Environ 300 lycées bloqués
Le mouvement a pris une grande ampleur dans toutes les académies. Selon l’AFP, une quarantaine de lycées étaient bloqués dans l’académie de Toulouse, une vingtaine à Créteil et Bordeaux, une quinzaine sur Nancy-Metz, une dizaine à Marseille selon des chiffres officiels. Mais des mouvements ont eu lieu dans l’ouest, le centre, le Limousin et l’Auvergne, la Cote d’Azur (avec plus de 1000 manifestants à Nice), l’est , le sud ouest. On notera la faible participation de Paris. Le ministre explique que c’est le résultat d’interventions policières particulièrement efficaces. C’est peut-être aussi que le mouvement a un caractère plus populaire. Le mouvement avait déjà gagné des lycées professionnels et de périphérie le 30 novembre. Il a gardé ce caractère populaire et s’est amplifié. L’UNL revendique 350 lycées bloqués et 100 000 lycéens dans la rue dans un mouvement qui a une dimension nationale.
Des cortèges avec gilets jaunes et agriculteurs
Le plus important c’est que les lycéens ont associé à leurs cortèges des gilets jaunes. Ainsi à Vesoul et La Châtre (36), lycéens et gilets jaunes ont bloqué des carrefours. A Loches ils ont manifesté ensemble. A Limoges, des agriculteurs ont rejoint avec leurs tracteurs la manifestation des lycéens à laquelle participaient déjà des gilets jaunes. La contagion est belle et bien faite.
Incidents
Autre caractéristique de ces cortèges, des incidents ont eu lieu dans de nombreuses villes. A Aubervilliers un incendie de poubelle a dégénéré en mini émeute avec au moins un magasin pillé. A Toulouse les lycéens ont été chargés par la police et ont subi les gaz lacrymogènes. A Orléans la police a chargé aussi et au moins une voiture a été brulée.. A Dijon un policier a été blessé. A Bordeaux, Limoges, Pau des affrontements ont aussi eu lieu. A NIce la police a su gérer le cortège lycéens (particulièrement important) sans incidents mais au prix de la paralysie de l’agglomération (comme à Bordeaux ou Orléans d’ailleurs). Des interpellations ont eu lieu dans plusieurs villes (Toulouse, Bordeaux, Orléans etc.). La Seyne a connu une seconde journée d’affrontements avec la police. Une lycéenne a été blessée à Lyon. Des unions locales syndicales annoncent déjà « qu’elles ne laisseront pas matraquer les lycéens » (CGT Toulouse par exemple).

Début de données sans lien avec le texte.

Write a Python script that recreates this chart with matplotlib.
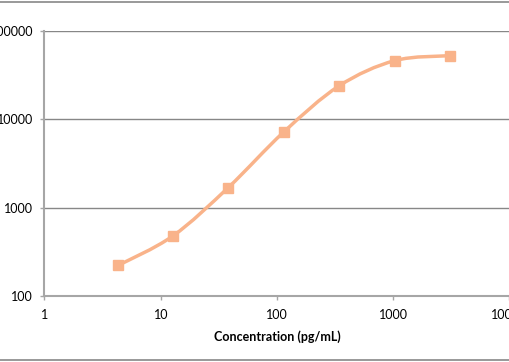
import matplotlib
matplotlib.use("Agg")
import matplotlib.pyplot as plt
import numpy as np
from matplotlib.path import Path
from matplotlib.patches import PathPatch
from matplotlib.lines import Line2D

concentration = [4.3, 12.7, 38.1, 114.5, 342, 1030, 3090]
signal = [222, 478, 1690, 7200, 23900, 46200, 52600]
x_ticks = [1, 10, 100, 1000, 10000]
y_ticks = [100, 1000, 10000, 100000]

ORANGE = "#F9B38A"
GRID = "#878787"
AXIS = "#A6A6A6"

plt.rcParams["font.family"] = ["Lato", "DejaVu Sans"]

fig = plt.figure(figsize=(5.1, 3.62), dpi=100)
ax = fig.add_axes([44.5 / 510, 66 / 362, 465 / 510, 265 / 362])
ax.set_xscale("log")
ax.set_yscale("log")
ax.set_xlim(1, 10000)
ax.set_ylim(100, 100000)

# smoothed line (Catmull-Rom style Bezier in log space, like a spreadsheet "smooth line")
lx = np.log10(concentration)
ly = np.log10(signal)
n = len(lx)
verts = [(lx[0], ly[0])]
codes = [Path.MOVETO]
t = 1.0 / 6.0
for i in range(n - 1):
    p0 = (lx[max(i - 1, 0)], ly[max(i - 1, 0)])
    p1 = (lx[i], ly[i])
    p2 = (lx[i + 1], ly[i + 1])
    p3 = (lx[min(i + 2, n - 1)], ly[min(i + 2, n - 1)])
    c1 = (p1[0] + (p2[0] - p0[0]) * t, p1[1] + (p2[1] - p0[1]) * t)
    c2 = (p2[0] - (p3[0] - p1[0]) * t, p2[1] - (p3[1] - p1[1]) * t)
    verts += [c1, c2, p2]
    codes += [Path.CURVE4] * 3
verts = [(10 ** vx, 10 ** vy) for vx, vy in verts]
ax.add_patch(PathPatch(Path(verts, codes), facecolor="none", edgecolor=ORANGE,
                       linewidth=2.5, zorder=3, capstyle="round"))
ax.plot(concentration, signal, linestyle="none", marker="s", markersize=7,
        color=ORANGE, zorder=4)

ax.set_xticks(x_ticks)
ax.set_yticks(y_ticks)
ax.set_xticklabels([str(v) for v in x_ticks])
ax.set_yticklabels([str(v) for v in y_ticks])
ax.minorticks_off()
ax.grid(axis="y", color=GRID, linewidth=1.0)
ax.set_axisbelow(True)
for side in ["top", "right"]:
    ax.spines[side].set_visible(False)
ax.spines["left"].set_color(AXIS)
ax.spines["left"].set_linewidth(1.5)
ax.spines["bottom"].set_color(AXIS)
ax.spines["bottom"].set_linewidth(1.5)
ax.tick_params(axis="both", colors=AXIS, labelcolor="#000000", labelsize=9,
               length=2.8, width=1.0, direction="out")
ax.tick_params(axis="y", pad=5.5)
ax.tick_params(axis="x", pad=6.5)
ax.set_xlabel("Concentration (pg/mL)", fontsize=9, fontweight="bold", labelpad=7)

# chart border lines
fig.add_artist(Line2D([0, 1], [1 - 1.5 / 362, 1 - 1.5 / 362], color=GRID, linewidth=1.2,
                      transform=fig.transFigure))
fig.add_artist(Line2D([0, 1], [2 / 362, 2 / 362], color=GRID, linewidth=1.2,
                      transform=fig.transFigure))

fig.savefig("out.png", dpi=100)
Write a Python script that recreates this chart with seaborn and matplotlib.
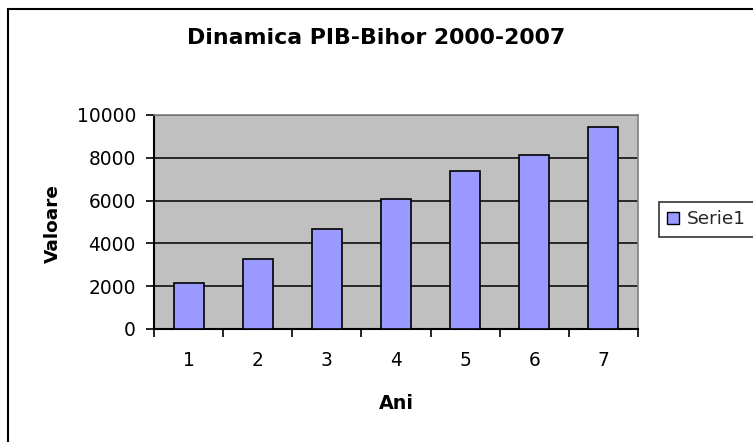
import numpy as np
import pandas as pd
import matplotlib
matplotlib.use("Agg")
import matplotlib.pyplot as plt
import matplotlib.patches as mpatches
from matplotlib.ticker import MultipleLocator, FixedLocator
import seaborn as sns

# --- DATA ---
ani = ["1", "2", "3", "4", "5", "6", "7"]
valori = [2150, 3270, 4670, 6075, 7380, 8130, 9440]
serie = "Serie1"

df = pd.DataFrame({"Ani": ani, "Valoare": valori})

sns.set_theme(style="white")
plt.rcParams['font.family'] = ['DejaVu Sans']

fig = plt.figure(figsize=(7.53, 4.42), dpi=100)
ax = fig.add_axes([0.2045, 0.2557, 0.6428, 0.4842])

sns.barplot(data=df, x="Ani", y="Valoare", color="#9999ff", width=0.434,
            edgecolor="black", linewidth=1.2, saturation=1, ax=ax, zorder=3)

ax.set_facecolor("#c0c0c0")
ax.set_ylim(0, 10000)
ax.set_xlim(-0.5, len(ani) - 0.5)
ax.yaxis.set_major_locator(MultipleLocator(2000))
ax.grid(axis="y", color="black", linewidth=1.1, zorder=0)
ax.set_axisbelow(True)

# excel style: tick marks between categories
ax.xaxis.set_minor_locator(FixedLocator(np.arange(-0.5, len(ani), 1)))
ax.tick_params(axis="x", which="major", length=0, pad=16, labelsize=13.4, labelcolor="black")
ax.tick_params(axis="x", which="minor", length=6, width=1.2, color="black", direction="out", bottom=True)
ax.tick_params(axis="y", which="major", length=6, width=1.2, color="black",
               direction="out", labelsize=13.4, pad=7, left=True, labelcolor="black")

for side in ["left", "bottom"]:
    ax.spines[side].set_color("black")
    ax.spines[side].set_linewidth(1.5)
for side in ["top", "right"]:
    ax.spines[side].set_color("#808080")
    ax.spines[side].set_linewidth(1.2)

ax.set_xlabel("Ani", fontsize=13.8, fontweight="bold", color="black")
ax.set_ylabel("Valoare", fontsize=13.3, fontweight="bold", color="black")
ax.xaxis.set_label_coords(0.5, -0.305)
ax.yaxis.set_label_coords(-0.19, 0.493)
fig.text(0.5, 0.913, "Dinamica PIB-Bihor 2000-2007", fontsize=15.8, fontweight="bold",
         ha="center", va="center", color="black")

handle = mpatches.Patch(facecolor="#9999ff", edgecolor="black", label=serie)
leg = fig.legend(handles=[handle], loc="upper left", bbox_to_anchor=(0.875, 0.543),
                 frameon=True, fancybox=False, fontsize=13.3, handlelength=0.65,
                 handleheight=0.65, handletextpad=0.43, borderpad=0.45, borderaxespad=0)
leg.get_frame().set_edgecolor("black")
leg.get_frame().set_linewidth(1.2)

# chart border (only top and left visible, the rest is cut off)
fig.patches.append(mpatches.Rectangle((0.0106, -0.1), 1.2, 1.1 - 0.0204, transform=fig.transFigure,
                                      fill=False, edgecolor="black", linewidth=1.5))

fig.savefig("out.png", dpi=100, facecolor="white")
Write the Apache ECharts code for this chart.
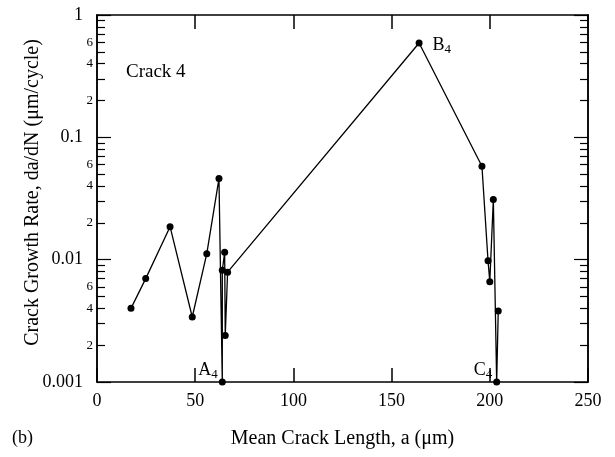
<!DOCTYPE html>
<html>
<head>
<meta charset="utf-8">
<script src="https://cdn.jsdelivr.net/npm/echarts@6/dist/echarts.min.js"></script>
<style>
html, body { margin: 0; padding: 0; background: #fff; }
#main { width: 615px; height: 457px; }
</style>
</head>
<body>
<div id="main"></div>
<script>
// crack 4 : mean crack length (um) vs growth rate (um/cycle)
var crackLength = [17.3, 24.8, 37.2, 48.5, 55.9, 62.1, 63.8, 63.8, 65.0, 65.3, 66.5, 164.0, 196.0, 199.1, 200.0, 201.8, 203.5, 204.3];
var growthRate = [0.0040, 0.0070, 0.0186, 0.0034, 0.0112, 0.046, 0.001, 0.0082, 0.0115, 0.0024, 0.0079, 0.59, 0.058, 0.0098, 0.0066, 0.031, 0.001, 0.0038];
var pointNames = {6: 'A', 11: 'B', 16: 'C'};

var majorTicks = [0.001, 0.01, 0.1, 1];
var minorTicks = [];
var minorLabels = [0.002, 0.004, 0.006, 0.02, 0.04, 0.06, 0.2, 0.4, 0.6];
[0.001, 0.01, 0.1].forEach(function (d) {
  for (var k = 2; k <= 9; k++) minorTicks.push(+(d * k).toPrecision(3));
});

var font = 'Liberation Serif';
var black = '#000';

var pts = [];
for (var i = 0; i < crackLength.length; i++) {
  var item = { value: [crackLength[i], growthRate[i]] };
  if (pointNames[i]) {
    var right = pointNames[i] === 'B';
    item.label = {
      show: true,
      formatter: '{a|' + pointNames[i] + '}{s|4}',
      position: right ? 'right' : 'left',
      distance: right ? 10 : 1,
      offset: right ? [0, 2] : [0, -12],
      rich: {
        a: { fontFamily: font, fontSize: 18, color: black },
        s: { fontFamily: font, fontSize: 13, color: black, padding: [9, 0, 0, 0] }
      }
    };
  }
  pts.push(item);
}

function xAx(pos) {
  return {
    type: 'value', position: pos, min: 0, max: 250, interval: 50,
    splitLine: { show: false },
    axisLine: { show: true, onZero: false, lineStyle: { color: black, width: 1.5 } },
    axisTick: { show: true, inside: true, length: 14, lineStyle: { color: black, width: 1.5 } },
    axisLabel: { show: pos === 'bottom', fontFamily: font, fontSize: 18, color: black, margin: 10 },
    name: pos === 'bottom' ? 'Mean Crack Length, a (\u03bcm)' : '',
    nameLocation: 'middle', nameGap: 47,
    nameTextStyle: { fontFamily: font, fontSize: 20, color: black }
  };
}

function yAx(pos, ticks, len, labels, extra) {
  var o = {
    type: 'log', logBase: 10, position: pos, min: 0.001, max: 1,
    splitLine: { show: false },
    axisLine: { show: true, lineStyle: { color: black, width: 1.5 } },
    axisTick: { show: true, inside: true, length: len, customValues: ticks, lineStyle: { color: black, width: 1.2 } },
    axisLabel: { show: !!labels, customValues: labels || [], fontFamily: font, color: black }
  };
  return Object.assign(o, extra || {});
}

var chart = echarts.init(document.getElementById('main'));
chart.setOption({
  backgroundColor: '#fff',
  animation: false,
  grid: { left: 97, right: 27, top: 15, bottom: 75, containLabel: false },
  title: {
    text: 'Crack 4', left: 126, top: 63, padding: 0,
    textStyle: { fontFamily: font, fontSize: 19, fontWeight: 'normal', color: black }
  },
  graphic: [{
    type: 'text', left: 12, top: 429,
    style: { text: '(b)', font: '18px "Liberation Serif"', fill: black }
  }],
  xAxis: [xAx('bottom'), xAx('top')],
  yAxis: [
    yAx('left', majorTicks, 14, majorTicks, {
      name: 'Crack Growth Rate, da/dN (\u03bcm/cycle)',
      nameLocation: 'middle', nameGap: 54, nameRotate: 90, nameMoveOverlap: false,
      nameTextStyle: { fontFamily: font, fontSize: 20, color: black, padding: [0, 0, 0, 12] }
    }),
    yAx('left', minorTicks, 8, minorLabels),
    yAx('right', majorTicks, 14, null),
    yAx('right', minorTicks, 8, null)
  ],
  series: [{
    type: 'line',
    xAxisIndex: 0, yAxisIndex: 0,
    data: pts,
    symbol: 'circle', symbolSize: 7,
    itemStyle: { color: black },
    lineStyle: { color: black, width: 1.3 },
    z: 5
  }]
});

// label sizes/margins differ between major and minor axes
chart.setOption({
  yAxis: [
    { axisLabel: { fontSize: 18, margin: 14 } },
    { axisLabel: { fontSize: 13, margin: 4, formatter: function (v) { return String(Math.round(v / Math.pow(10, Math.floor(Math.log10(v) + 1e-9)))); } } },
    {}, {}
  ]
});
</script>
</body>
</html>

Nouvelles manifestations les 6 et 7 décembre
Le ministre le sait : il est toujours difficile de faire rentrer les lycéens une fois qu’ils sont sortis manifester. Le SGL appelle à manifester jeudi 6 décembre. L’UNL organise une manifestation le 7. Le mouvement va-t-il s’arrêter mardi et mercredi ? Certains établissements ont déjà annoncé un blocage pour plusieurs jours, comme Saint Sernin à Toulouse. Partout ces deux journées devraient voir le mouvement s’organiser à travers des assemblées générales. Et celles ci devraient essaimer vers d’autres établissements. En s’appuyant sur le mouvement de contestation générale et de plus en plus radicale qui balaie le pays, le mouvement lycéen a pris un élan que seules des mesures politiques peut arrêter.